The simultaneous ignition of investor sentiment by these three projects within the same week can be attributed to three driving forces. First, their technological narratives address key pain points: MegaETH targets Ethereum's persistent congestion; zkPass focuses on privacy verification; and Momentum leverages Sui's parallel processing capabilities to establish a liquidity hub. Second, abundant market liquidity. With several US spot Bitcoin ETFs approved during the summer, funds are seeking high-leverage growth stories, making ICOs a fast-track entry point. Third, a resurgence of fear of missing out (FOMO). MegaETH's "community participation" allocation mechanism encourages early contributors to register, further stimulating queuing for subscriptions.

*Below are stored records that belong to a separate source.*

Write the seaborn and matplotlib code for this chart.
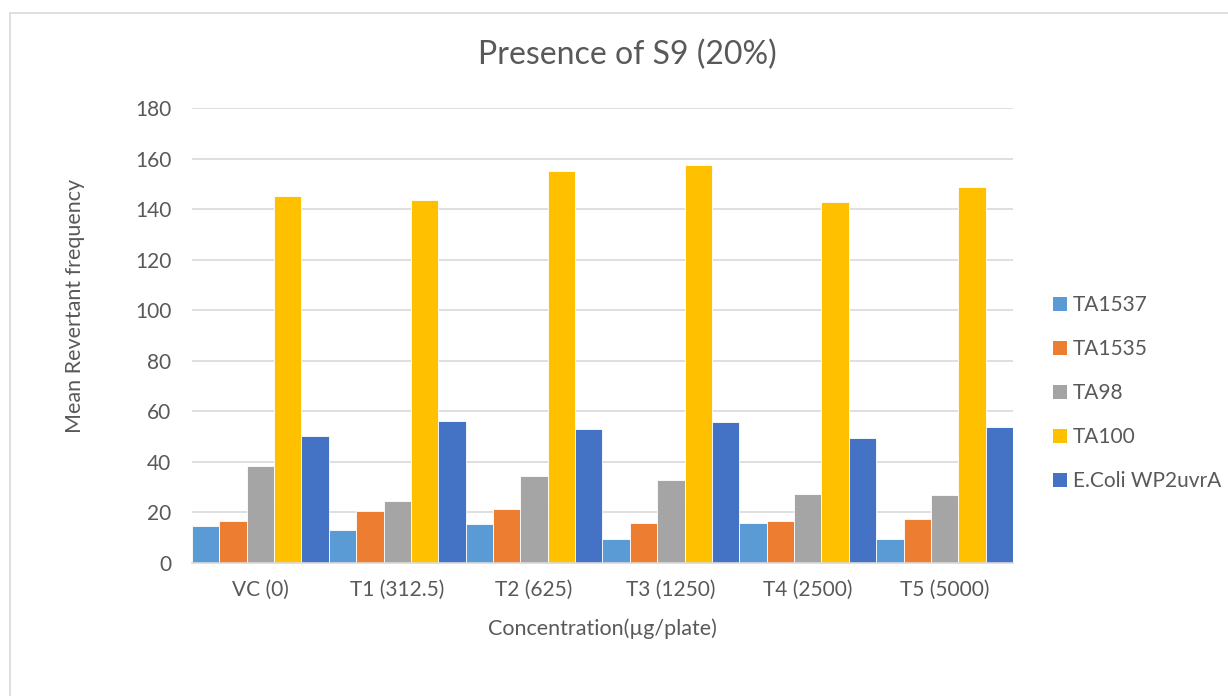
import matplotlib
matplotlib.use("Agg")
import matplotlib.pyplot as plt
from matplotlib.patches import Rectangle, Patch
import seaborn as sns
import pandas as pd

# Concentration groups and mean revertant counts per tester strain
concentrations = ["VC (0)", "T1 (312.5)", "T2 (625)", "T3 (1250)", "T4 (2500)", "T5 (5000)"]
strains = ["TA1537", "TA1535", "TA98", "TA100", "E.Coli WP2uvrA"]
ta1537 = [14.5, 13.2, 15.5, 9.4, 16.0, 9.4]
ta1535 = [16.6, 20.5, 21.2, 15.8, 16.6, 17.5]
ta98 = [38.4, 24.5, 34.4, 32.7, 27.4, 26.8]
ta100 = [145.3, 143.7, 155.1, 157.6, 142.8, 148.7]
ecoli = [50.2, 56.2, 53.1, 55.8, 49.4, 53.9]
yticks = [0, 20, 40, 60, 80, 100, 120, 140, 160, 180]

colors = ["#5B9BD5", "#ED7D31", "#A5A5A5", "#FFC000", "#4472C4"]
text_color = "#595959"
grid_color = "#D9D9D9"

series = [ta1537, ta1535, ta98, ta100, ecoli]
rows = []
for name, vals in zip(strains, series):
    for c, v in zip(concentrations, vals):
        rows.append({"Concentration": c, "Strain": name, "Value": v})
df = pd.DataFrame(rows)

sns.set_theme(style="white")
plt.rcParams["font.family"] = ["Lato", "DejaVu Sans"]

W, H = 1228, 696
fig = plt.figure(figsize=(W / 100, H / 100), dpi=100)
fig.patch.set_facecolor("white")

# chart-area frame
fig.add_artist(Rectangle((10 / W, -0.1), 1.2, 1 - 13 / H + 0.1,
                         transform=fig.transFigure, fill=False,
                         edgecolor="#D9D9D9", linewidth=1.2))

ax = fig.add_axes([192 / W, (H - 563) / H, (1013 - 192) / W, 455 / H])
sns.barplot(data=df, x="Concentration", y="Value", hue="Strain",
            order=concentrations, hue_order=strains, palette=colors,
            width=1.0, gap=0, edgecolor="white", linewidth=0.6,
            saturation=1, ax=ax, legend=False)

ax.set_ylim(0, 180)
ax.set_yticks(yticks)
ax.set_xlim(-0.5, len(concentrations) - 0.5)
ax.yaxis.grid(True, color=grid_color, linewidth=1.2)
ax.set_axisbelow(True)
for side in ["top", "right", "left"]:
    ax.spines[side].set_visible(False)
ax.spines["bottom"].set_color(grid_color)
ax.spines["bottom"].set_linewidth(1.2)
ax.tick_params(axis="both", length=0, labelsize=15, colors=text_color)
ax.tick_params(axis="y", pad=15)
ax.tick_params(axis="x", pad=12)
ax.set_xlabel("")
ax.set_ylabel("")

fig.text(627 / W, 1 - 55 / H, "Presence of S9 (20%)", ha="center", va="center",
         fontsize=23, color=text_color)
fig.text(602 / W, 1 - 629 / H, "Concentration(µg/plate)", ha="center", va="center",
         fontsize=15.5, color=text_color)
fig.text(75 / W, 1 - 306 / H, "Mean Revertant frequency", ha="center", va="center",
         rotation=90, fontsize=15.5, color=text_color)

handles = [Patch(facecolor=c, edgecolor="none") for c in colors]
leg = fig.legend(handles, strains, loc="center left",
                 bbox_to_anchor=(1053 / W, 1 - 393 / H), frameon=False,
                 fontsize=15, handlelength=0.65, handleheight=0.65,
                 handletextpad=0.3, labelspacing=1.15, borderpad=0,
                 borderaxespad=0)
for t in leg.get_texts():
    t.set_color(text_color)

fig.savefig("out.png", dpi=100, facecolor="white")
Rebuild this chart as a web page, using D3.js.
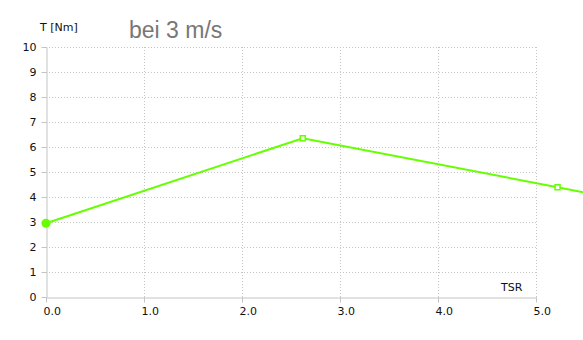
<html>
<script src="https://d3js.org/d3.v7.min.js"></script>
<style>
  body { margin: 0; background: white; }
  text { font-family: "DejaVu Sans", sans-serif; }
</style>
<body>
<div id="chart"></div>
<script>
  // TSR vs torque at 3 m/s
  var tsr = [0.0, 2.62, 5.22, 6.0];
  var torque = [2.95, 6.35, 4.39, 3.8];
  var xTicks = [0, 1, 2, 3, 4, 5];
  var yTicks = [0, 1, 2, 3, 4, 5, 6, 7, 8, 9, 10];

  var width = 583, height = 340;
  var margin = { top: 47, right: 47, bottom: 43, left: 46 };

  var svg = d3.select("#chart").append("svg")
    .attr("width", width)
    .attr("height", height);

  var x = d3.scaleLinear().domain([0, 5]).range([margin.left, width - margin.right]);
  var y = d3.scaleLinear().domain([0, 10]).range([height - margin.bottom, margin.top]);

  var grid = "#c4c4c4";

  // grid lines
  svg.selectAll(".hgrid").data(yTicks.filter(d => d > 0)).enter()
    .append("line")
    .attr("x1", x(0)).attr("x2", x(5))
    .attr("y1", d => y(d) + 0.5).attr("y2", d => y(d) + 0.5)
    .attr("stroke", grid).attr("stroke-dasharray", "1,2");

  svg.selectAll(".vgrid").data(xTicks.filter(d => d > 0)).enter()
    .append("line")
    .attr("x1", d => x(d) + 0.5).attr("x2", d => x(d) + 0.5)
    .attr("y1", y(10)).attr("y2", y(0))
    .attr("stroke", grid).attr("stroke-dasharray", "1,2");

  // axes
  var xAxis = svg.append("g")
    .attr("transform", "translate(0," + (y(0) + 0.5) + ")")
    .call(d3.axisBottom(x).tickValues(xTicks).tickFormat(d3.format(".1f")).tickSize(5).tickSizeOuter(0));
  xAxis.select(".domain").attr("stroke", grid);
  xAxis.selectAll("line").attr("stroke", grid);
  xAxis.selectAll("text")
    .attr("text-anchor", "start").attr("dx", "-3").attr("y", 10)
    .style("font-size", "11px").attr("fill", "#111");

  var yAxis = svg.append("g")
    .attr("transform", "translate(" + (x(0) + 0.5) + ",0)")
    .call(d3.axisLeft(y).tickValues(yTicks).tickSize(5).tickSizeOuter(0));
  yAxis.select(".domain").attr("stroke", grid);
  yAxis.selectAll("line").attr("stroke", grid);
  yAxis.selectAll("text")
    .attr("x", -10)
    .style("font-size", "11px").attr("fill", "#111");

  // labels
  svg.append("text").attr("x", 40).attr("y", 31)
    .style("font-size", "11px").attr("fill", "#111").text("T [Nm]");
  svg.append("text").attr("x", 501).attr("y", 291)
    .style("font-size", "11px").attr("fill", "#111").text("TSR");
  svg.append("text").attr("x", 129).attr("y", 38)
    .style("font-family", "'Liberation Sans', Arial, sans-serif")
    .style("font-size", "23px").attr("fill", "#777").text("bei 3 m/s");

  // curve
  var pts = tsr.map((t, i) => [t, torque[i]]);
  var green = "#66ff00";
  svg.append("path")
    .attr("d", d3.line().x(d => x(d[0])).y(d => y(d[1]))(pts))
    .attr("fill", "none").attr("stroke", green).attr("stroke-width", 2);

  svg.append("circle")
    .attr("cx", x(pts[0][0])).attr("cy", y(pts[0][1])).attr("r", 4.5)
    .attr("fill", green);

  svg.selectAll(".mk").data(pts.slice(1)).enter()
    .append("rect")
    .attr("x", d => x(d[0]) - 2.5).attr("y", d => y(d[1]) - 2.5)
    .attr("width", 5).attr("height", 5)
    .attr("fill", "white").attr("stroke", green).attr("stroke-width", 1.5);
</script>
</body>
</html>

Soaring valuations may conceal bubble risks
Short-term frenzy is accompanied by long-term doubts. MegaETH is still expected to officially launch in 2026, while FDV can rival mature public chains; zkPass and Momentum, however, still need to validate their business models and user retention. Santiment analyst Brian Q cautioned:
"This frenzy may just be a repeat of a speculative bubble, and once market sentiment reverses, price volatility could intensify."
Beyond valuation controversies, regulatory uncertainty remains a Damocles' sword hanging over our heads. Legal definitions of token sales vary across countries, and stricter enforcement could hinder project progress and token liquidity. The token economic structure also needs to withstand the test of time. For example, zkPass's official token distribution plan includes multi-stage lock-up and linear release; whether it can simultaneously stabilize prices and incentivize the ecosystem remains to be seen.
From the halo of fundraising to the long road to implementation
Fundraising is just the beginning; the real test lies in product performance, developer community, and user expansion. MegaETH must find a balance between sub-millisecond latency and security; zkPass needs to prove that zero-knowledge verification can seamlessly integrate with existing network services; and Momentum must maintain its liquidity advantage in multi-chain competition. For retail investors attracted by the hype, independent due diligence and asset diversification remain fundamental. After all, the distance between crypto concepts and mass adoption has never automatically shortened due to funding frenzy.
 In summary, the three consecutive ICO booms in late autumn 2025 injected new imagination into the market, but also reminded investors once again that enthusiasm and risk often coexist when technological narratives and waves of capital dance together. The next step depends on whether these projects can translate oversubscription into actual usage and establish a foothold in an uncertain regulatory and competitive environment.